Board Affirms That Unlawful Presence Bars Continue To Run While Noncitizen Is in the United States
In a precedential decision interpreting the unlawful presence bars at INA § 212(a)(9)(B)(i), the Board of Immigration Appeals, or Board has held that the three- and ten-year unlawful presence bars continue to run while a noncitizen is in the United States. Matter of Duarte-Gonzalez, 28 I&N Dec. 688 (BIA 2023). The Board looked to the plain language of the statute in reaching its conclusion, while also finding persuasive the policy guidance issued by U.S. Citizenship and Immigration Services, or USCIS, in June 2022 that made the same determination.
Summary of Facts and Procedural History
Mr. Duarte-Gonzalez was admitted to the United States in June 2000 with authorization to remain for a period of 30 days. However, he did not depart the United States until August 2001, after he had accrued more than a year of unlawful presence. Mr. Duarte-Gonzalez was subsequently admitted to the United States later in August 2001 on a border crossing card with authorization to remain in the United States for a temporary period not to exceed 30 days. He has not departed the U.S. since his August 2001 admission.

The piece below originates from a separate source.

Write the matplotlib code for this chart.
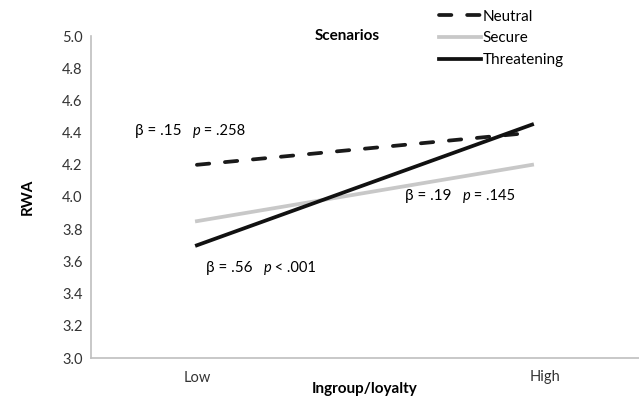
import matplotlib
matplotlib.use("Agg")
import matplotlib.pyplot as plt

plt.rcParams['font.family'] = ['Lato', 'DejaVu Sans']

categories = ["Low", "High"]
neutral = [4.20, 4.40]
secure = [3.85, 4.20]
threatening = [3.70, 4.45]
yticks = [3.0, 3.2, 3.4, 3.6, 3.8, 4.0, 4.2, 4.4, 4.6, 4.8, 5.0]
annotations = [("β = .15", "p", " = .258"), ("β = .56", "p", " < .001"), ("β = .19", "p", " = .145")]
ann_pos = [(135, 131), (206, 268), (405, 196)]

fig = plt.figure(figsize=(6.39, 3.99), dpi=100)
ax = fig.add_axes([91/639, 1-358/399, 548/639, 322/399])
x = [0, 1]
ax.plot(x, neutral, color="#1a1a1a", lw=2.7, dashes=(3.3, 4.2), dash_capstyle="round", label="Neutral")
ax.plot(x, secure, color="#c8c8c8", lw=2.7, label="Secure")
ax.plot(x, threatening, color="#111111", lw=2.7, label="Threatening")

ax.set_xlim(-0.316, 1.319)
ax.set_ylim(3.0, 5.0)
ax.set_yticks(yticks)
ax.set_yticklabels([f"{v:.1f}" for v in yticks], fontsize=10.5, color="#333333")
ax.set_xticks([0, 1.04])
ax.set_xticklabels(categories, fontsize=10.5, color="#333333")
ax.tick_params(length=0, pad=6)
ax.tick_params(axis='x', pad=9)
for s in ["top", "right"]:
    ax.spines[s].set_visible(False)
for s in ["left", "bottom"]:
    ax.spines[s].set_color("#bfbfbf")
    ax.spines[s].set_linewidth(1.2)

ax.set_ylabel("RWA", fontsize=11, fontweight="bold", labelpad=20)
fig.text(365/639, 1-389/399, "Ingroup/loyalty", fontsize=11, fontweight="bold", va="center", ha="center")

fig.text(315/639, 1-36/399, "Scenarios", fontsize=11, fontweight="bold", va="center", ha="left")

leg = ax.legend(loc="upper left", bbox_to_anchor=(427/639, 1.006), bbox_transform=fig.transFigure,
                frameon=False, fontsize=11, handlelength=2.75, handletextpad=0.1,
                labelspacing=0.5, borderpad=0.3)

fig.canvas.draw()
r = fig.canvas.get_renderer()
for (b, p, rest), (px, py) in zip(annotations, ann_pos):
    t1 = fig.text(px/639, 1-py/399, b, fontsize=11, va="center", ha="left")
    x1 = t1.get_window_extent(r).x1 + 11
    t2 = fig.text(x1/639, 1-py/399, p, fontsize=10.5, style="italic", va="center", ha="left")
    x2 = t2.get_window_extent(r).x1
    fig.text(x2/639, 1-py/399, rest, fontsize=10.5, va="center", ha="left")

fig.savefig("out.png", dpi=100)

After being placed into removal proceedings, Mr. Duarte-Gonzalez argued that he was eligible for adjustment of status through his adult U.S. citizen son. However, the Immigration Judge, or IJ, determined that Mr. Duarte-Gonzalez was ineligible for adjustment of status because he was inadmissible under INA § 212(a)(9)(B)(i)(II). The IJ determined that Mr. Duarte-Gonzalez had triggered the ten-year unlawful presence bar by his departure in 2001 and was required to be outside the United States for at least ten years to overcome the bar. The Board disagreed with the IJ’s finding and determined that the unlawful presence bars at INA § 212(a)(9)(B)(i) do not require the person to remain abroad and can continue to run after he or she has reentered the United States.

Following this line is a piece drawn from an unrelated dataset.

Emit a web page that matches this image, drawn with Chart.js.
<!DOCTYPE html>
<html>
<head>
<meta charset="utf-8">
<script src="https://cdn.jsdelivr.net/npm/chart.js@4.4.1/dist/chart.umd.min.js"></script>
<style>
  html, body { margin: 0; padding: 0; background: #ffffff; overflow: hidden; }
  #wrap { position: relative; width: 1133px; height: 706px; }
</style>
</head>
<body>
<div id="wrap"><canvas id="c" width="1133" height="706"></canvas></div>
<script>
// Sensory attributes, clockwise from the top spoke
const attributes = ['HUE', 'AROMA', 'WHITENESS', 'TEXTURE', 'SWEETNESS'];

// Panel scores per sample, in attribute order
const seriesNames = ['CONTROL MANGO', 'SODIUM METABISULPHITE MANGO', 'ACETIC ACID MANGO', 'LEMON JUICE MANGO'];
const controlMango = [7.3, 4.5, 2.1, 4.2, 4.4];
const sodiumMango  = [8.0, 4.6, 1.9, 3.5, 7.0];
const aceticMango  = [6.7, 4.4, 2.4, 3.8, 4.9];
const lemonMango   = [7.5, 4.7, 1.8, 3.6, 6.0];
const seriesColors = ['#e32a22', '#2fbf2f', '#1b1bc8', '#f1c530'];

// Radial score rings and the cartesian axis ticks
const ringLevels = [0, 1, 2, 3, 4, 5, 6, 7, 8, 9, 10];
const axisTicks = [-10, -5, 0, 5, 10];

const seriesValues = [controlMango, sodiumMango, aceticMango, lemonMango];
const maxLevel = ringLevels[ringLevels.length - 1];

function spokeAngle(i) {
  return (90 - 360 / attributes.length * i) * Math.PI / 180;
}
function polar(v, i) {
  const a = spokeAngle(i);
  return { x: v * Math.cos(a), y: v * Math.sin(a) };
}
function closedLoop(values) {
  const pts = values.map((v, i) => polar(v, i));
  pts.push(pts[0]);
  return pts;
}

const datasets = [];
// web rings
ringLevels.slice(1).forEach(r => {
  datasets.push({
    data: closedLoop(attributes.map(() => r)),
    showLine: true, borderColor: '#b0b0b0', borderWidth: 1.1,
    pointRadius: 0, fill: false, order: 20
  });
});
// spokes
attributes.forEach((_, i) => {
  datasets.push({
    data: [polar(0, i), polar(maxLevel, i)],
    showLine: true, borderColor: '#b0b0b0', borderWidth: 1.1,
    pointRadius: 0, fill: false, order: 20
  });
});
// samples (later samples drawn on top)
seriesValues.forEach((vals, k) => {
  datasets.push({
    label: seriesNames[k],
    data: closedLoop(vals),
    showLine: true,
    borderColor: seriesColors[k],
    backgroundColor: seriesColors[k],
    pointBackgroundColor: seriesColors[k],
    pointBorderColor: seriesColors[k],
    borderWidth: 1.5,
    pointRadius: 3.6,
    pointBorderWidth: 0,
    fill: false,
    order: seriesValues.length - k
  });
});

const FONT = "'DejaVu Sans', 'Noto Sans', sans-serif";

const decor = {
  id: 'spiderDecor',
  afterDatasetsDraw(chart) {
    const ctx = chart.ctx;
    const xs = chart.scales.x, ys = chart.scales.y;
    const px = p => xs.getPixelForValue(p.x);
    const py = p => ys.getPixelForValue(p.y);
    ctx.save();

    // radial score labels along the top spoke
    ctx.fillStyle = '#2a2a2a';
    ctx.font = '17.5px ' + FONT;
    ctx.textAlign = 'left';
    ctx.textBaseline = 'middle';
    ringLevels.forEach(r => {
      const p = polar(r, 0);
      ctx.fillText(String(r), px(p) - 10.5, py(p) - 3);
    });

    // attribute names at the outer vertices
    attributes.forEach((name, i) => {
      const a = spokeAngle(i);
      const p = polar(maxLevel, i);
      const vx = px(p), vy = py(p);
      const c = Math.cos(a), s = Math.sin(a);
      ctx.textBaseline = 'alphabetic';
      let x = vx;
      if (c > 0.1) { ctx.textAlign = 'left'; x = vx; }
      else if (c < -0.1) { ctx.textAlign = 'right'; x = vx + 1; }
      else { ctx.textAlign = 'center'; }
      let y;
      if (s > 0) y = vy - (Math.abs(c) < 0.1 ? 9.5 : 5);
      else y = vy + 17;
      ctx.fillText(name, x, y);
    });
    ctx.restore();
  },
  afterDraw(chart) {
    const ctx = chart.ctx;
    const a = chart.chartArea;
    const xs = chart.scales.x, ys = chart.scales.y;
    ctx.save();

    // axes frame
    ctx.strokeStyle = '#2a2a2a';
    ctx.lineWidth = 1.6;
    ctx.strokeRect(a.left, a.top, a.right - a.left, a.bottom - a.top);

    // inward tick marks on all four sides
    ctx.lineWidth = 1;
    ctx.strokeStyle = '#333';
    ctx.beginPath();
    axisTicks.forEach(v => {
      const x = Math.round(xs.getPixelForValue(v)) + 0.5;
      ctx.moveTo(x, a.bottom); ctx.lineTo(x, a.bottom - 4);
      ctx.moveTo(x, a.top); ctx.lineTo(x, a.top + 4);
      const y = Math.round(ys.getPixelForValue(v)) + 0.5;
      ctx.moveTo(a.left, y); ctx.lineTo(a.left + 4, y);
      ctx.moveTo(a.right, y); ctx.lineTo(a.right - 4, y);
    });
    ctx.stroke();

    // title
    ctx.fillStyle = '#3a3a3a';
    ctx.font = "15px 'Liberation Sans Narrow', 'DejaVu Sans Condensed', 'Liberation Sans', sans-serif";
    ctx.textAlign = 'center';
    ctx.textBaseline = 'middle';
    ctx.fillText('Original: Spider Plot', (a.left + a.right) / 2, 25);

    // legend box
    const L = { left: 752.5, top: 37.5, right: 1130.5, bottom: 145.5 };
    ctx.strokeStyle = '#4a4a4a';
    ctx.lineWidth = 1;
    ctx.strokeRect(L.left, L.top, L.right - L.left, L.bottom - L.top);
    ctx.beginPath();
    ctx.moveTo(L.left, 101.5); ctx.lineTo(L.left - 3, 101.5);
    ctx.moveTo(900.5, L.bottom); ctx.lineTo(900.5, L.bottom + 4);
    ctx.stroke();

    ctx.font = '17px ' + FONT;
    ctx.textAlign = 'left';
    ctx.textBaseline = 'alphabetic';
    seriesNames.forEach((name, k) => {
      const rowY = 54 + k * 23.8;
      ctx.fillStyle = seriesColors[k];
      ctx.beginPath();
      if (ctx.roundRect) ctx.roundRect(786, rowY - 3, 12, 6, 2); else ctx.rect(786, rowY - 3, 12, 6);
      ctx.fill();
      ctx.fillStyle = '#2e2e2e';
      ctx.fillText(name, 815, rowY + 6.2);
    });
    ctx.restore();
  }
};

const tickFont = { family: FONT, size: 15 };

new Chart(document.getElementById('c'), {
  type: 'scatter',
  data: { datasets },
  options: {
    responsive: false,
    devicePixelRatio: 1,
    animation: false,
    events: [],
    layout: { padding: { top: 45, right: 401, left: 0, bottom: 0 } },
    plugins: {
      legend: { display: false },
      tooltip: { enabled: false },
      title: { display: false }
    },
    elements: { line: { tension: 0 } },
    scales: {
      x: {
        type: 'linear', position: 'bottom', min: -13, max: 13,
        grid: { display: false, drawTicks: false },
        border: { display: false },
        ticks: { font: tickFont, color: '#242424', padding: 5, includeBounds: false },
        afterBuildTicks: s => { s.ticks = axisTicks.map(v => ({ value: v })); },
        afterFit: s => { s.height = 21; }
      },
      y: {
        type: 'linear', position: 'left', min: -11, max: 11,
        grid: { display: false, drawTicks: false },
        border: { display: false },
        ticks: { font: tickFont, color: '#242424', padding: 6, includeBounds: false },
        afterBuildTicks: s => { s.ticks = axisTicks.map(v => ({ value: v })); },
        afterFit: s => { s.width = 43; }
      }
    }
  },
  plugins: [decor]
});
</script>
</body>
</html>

The Board looked to the plain language of the statute, which contains no requirement that the noncitizen remain outside the United States during the period of the three- or ten-year bar. Further, INA § 212(a)(9)(C)(ii), a separate statutory provision, does contain a provision specifying that a noncitizen must spend time “outside the United States” to overcome a separate bar. Since no such language is contained in INA § 212(a)(9)(B)(i), the Board reasoned that the statute did not intend for those inadmissible under this ground to spend any specified period outside the United States in order to overcome the bar. The Board also cited approvingly to USCIS policy guidance on the same topic, issued in June 2022, that similarly found that the bars continue to run while a noncitizen is in the United States. Based on this reasoning, the Board determined that the unlawful presence ground of inadmissibility had been overcome in Mr. Duarte-Gonzalez’s case. After noting that the I-130 petition filed on his behalf by his son had been approved while the appeal was pending, the Board remanded the case to determine his eligibility for adjustment of status, including whether he warrants such relief in the exercise of discretion.

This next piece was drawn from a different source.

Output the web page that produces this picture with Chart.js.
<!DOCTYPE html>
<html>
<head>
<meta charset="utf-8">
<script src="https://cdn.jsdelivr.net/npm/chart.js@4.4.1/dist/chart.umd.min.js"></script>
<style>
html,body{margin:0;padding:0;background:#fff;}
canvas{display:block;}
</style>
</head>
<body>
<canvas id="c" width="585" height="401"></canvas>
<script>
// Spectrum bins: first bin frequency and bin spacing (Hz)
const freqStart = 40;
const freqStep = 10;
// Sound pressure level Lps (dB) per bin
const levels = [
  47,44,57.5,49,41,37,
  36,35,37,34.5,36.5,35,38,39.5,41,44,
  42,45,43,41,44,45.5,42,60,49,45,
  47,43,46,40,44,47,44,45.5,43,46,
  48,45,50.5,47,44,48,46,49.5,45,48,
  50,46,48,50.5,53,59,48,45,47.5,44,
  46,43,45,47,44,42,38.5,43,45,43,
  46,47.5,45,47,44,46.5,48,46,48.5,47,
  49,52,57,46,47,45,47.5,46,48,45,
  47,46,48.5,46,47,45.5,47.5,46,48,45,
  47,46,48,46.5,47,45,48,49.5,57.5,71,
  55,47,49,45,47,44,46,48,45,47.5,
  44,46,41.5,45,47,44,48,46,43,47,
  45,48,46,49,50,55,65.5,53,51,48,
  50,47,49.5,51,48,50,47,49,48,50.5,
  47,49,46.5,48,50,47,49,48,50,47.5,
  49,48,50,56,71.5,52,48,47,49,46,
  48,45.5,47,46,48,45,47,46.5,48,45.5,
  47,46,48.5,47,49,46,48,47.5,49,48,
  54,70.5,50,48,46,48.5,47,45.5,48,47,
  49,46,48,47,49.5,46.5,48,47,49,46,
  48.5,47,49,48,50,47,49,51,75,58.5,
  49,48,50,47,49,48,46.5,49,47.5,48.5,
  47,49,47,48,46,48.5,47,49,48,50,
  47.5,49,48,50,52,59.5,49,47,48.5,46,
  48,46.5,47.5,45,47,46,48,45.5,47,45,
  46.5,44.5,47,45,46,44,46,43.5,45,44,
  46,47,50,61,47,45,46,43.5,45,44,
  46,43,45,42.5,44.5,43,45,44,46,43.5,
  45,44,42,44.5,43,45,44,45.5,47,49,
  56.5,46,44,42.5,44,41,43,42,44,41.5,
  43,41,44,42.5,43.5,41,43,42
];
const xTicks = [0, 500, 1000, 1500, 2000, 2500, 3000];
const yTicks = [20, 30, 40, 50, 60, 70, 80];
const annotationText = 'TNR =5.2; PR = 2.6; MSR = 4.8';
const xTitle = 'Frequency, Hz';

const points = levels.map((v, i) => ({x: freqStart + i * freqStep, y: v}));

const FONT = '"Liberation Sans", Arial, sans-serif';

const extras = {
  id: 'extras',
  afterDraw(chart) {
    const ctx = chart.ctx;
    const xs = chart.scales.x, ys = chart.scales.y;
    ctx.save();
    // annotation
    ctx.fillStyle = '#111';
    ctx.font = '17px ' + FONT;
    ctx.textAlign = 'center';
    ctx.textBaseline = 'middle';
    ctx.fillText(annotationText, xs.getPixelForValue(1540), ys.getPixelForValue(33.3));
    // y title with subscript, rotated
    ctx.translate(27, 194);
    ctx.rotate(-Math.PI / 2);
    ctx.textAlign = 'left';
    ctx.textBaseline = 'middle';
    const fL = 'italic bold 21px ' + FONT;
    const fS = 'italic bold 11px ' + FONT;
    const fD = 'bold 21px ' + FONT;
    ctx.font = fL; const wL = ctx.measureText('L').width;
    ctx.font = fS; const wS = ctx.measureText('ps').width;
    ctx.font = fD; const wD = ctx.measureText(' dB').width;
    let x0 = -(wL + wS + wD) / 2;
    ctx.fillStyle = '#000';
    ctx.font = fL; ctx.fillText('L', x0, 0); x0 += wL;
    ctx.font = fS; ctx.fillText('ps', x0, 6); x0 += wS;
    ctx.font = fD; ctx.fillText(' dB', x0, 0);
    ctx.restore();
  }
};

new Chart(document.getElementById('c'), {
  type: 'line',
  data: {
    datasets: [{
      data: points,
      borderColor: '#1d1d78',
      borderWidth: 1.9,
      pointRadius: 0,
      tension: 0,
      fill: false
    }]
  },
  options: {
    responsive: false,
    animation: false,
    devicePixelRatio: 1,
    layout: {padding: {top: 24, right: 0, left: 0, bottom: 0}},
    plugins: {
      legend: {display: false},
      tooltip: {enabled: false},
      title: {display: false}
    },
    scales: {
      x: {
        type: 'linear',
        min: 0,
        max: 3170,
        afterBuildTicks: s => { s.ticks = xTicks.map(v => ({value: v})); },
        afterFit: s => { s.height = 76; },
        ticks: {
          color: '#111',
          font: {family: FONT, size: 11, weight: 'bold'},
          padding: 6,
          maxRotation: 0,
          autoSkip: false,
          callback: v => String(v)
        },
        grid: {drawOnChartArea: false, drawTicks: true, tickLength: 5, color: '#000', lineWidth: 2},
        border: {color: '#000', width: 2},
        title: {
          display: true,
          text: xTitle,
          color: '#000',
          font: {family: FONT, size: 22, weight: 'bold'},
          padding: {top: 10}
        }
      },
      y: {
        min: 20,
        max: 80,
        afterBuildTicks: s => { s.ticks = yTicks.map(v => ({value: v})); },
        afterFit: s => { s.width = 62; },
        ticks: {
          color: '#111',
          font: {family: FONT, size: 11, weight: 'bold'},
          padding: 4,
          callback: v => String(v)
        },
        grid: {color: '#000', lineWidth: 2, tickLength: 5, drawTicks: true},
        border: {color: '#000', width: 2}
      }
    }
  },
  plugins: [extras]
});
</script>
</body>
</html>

Implications for Practitioners
The result in Duarte-Gonzalez is a positive development in that it may allow more noncitizens to qualify for adjustment of status. However, there are a limited number of factual scenarios in which a noncitizen is able to return to the United States after having triggered an unlawful presence bar but before the period of the bar has run. One such scenario is that of Mr. Duarte-Gonzalez — an individual who was admitted to the United States on a border crossing card without Customs and Border Protection realizing that he was inadmissible to the United States. Some noncitizens may also return pursuant to a grant of parole. Others may obtain nonimmigrant waivers of inadmissibility under INA § 212(d)(3).
Practitioners must remember that those who accrue more than a year of unlawful presence, subsequently depart, and enter without inspection are subject to a separate ground of inadmissibility at INA § 212(a)(9)(C)(i), known as the permanent bar. Duarte-Gonzalez is inapplicable to these individuals, who must spend at least ten years physically outside the United States and seek permission to reapply to overcome this separate ground of inadmissibility. In addition, the ten-year bar for departing after a deportation/removal order must be spent abroad or waived, and that policy interpretation is not affected by this decision.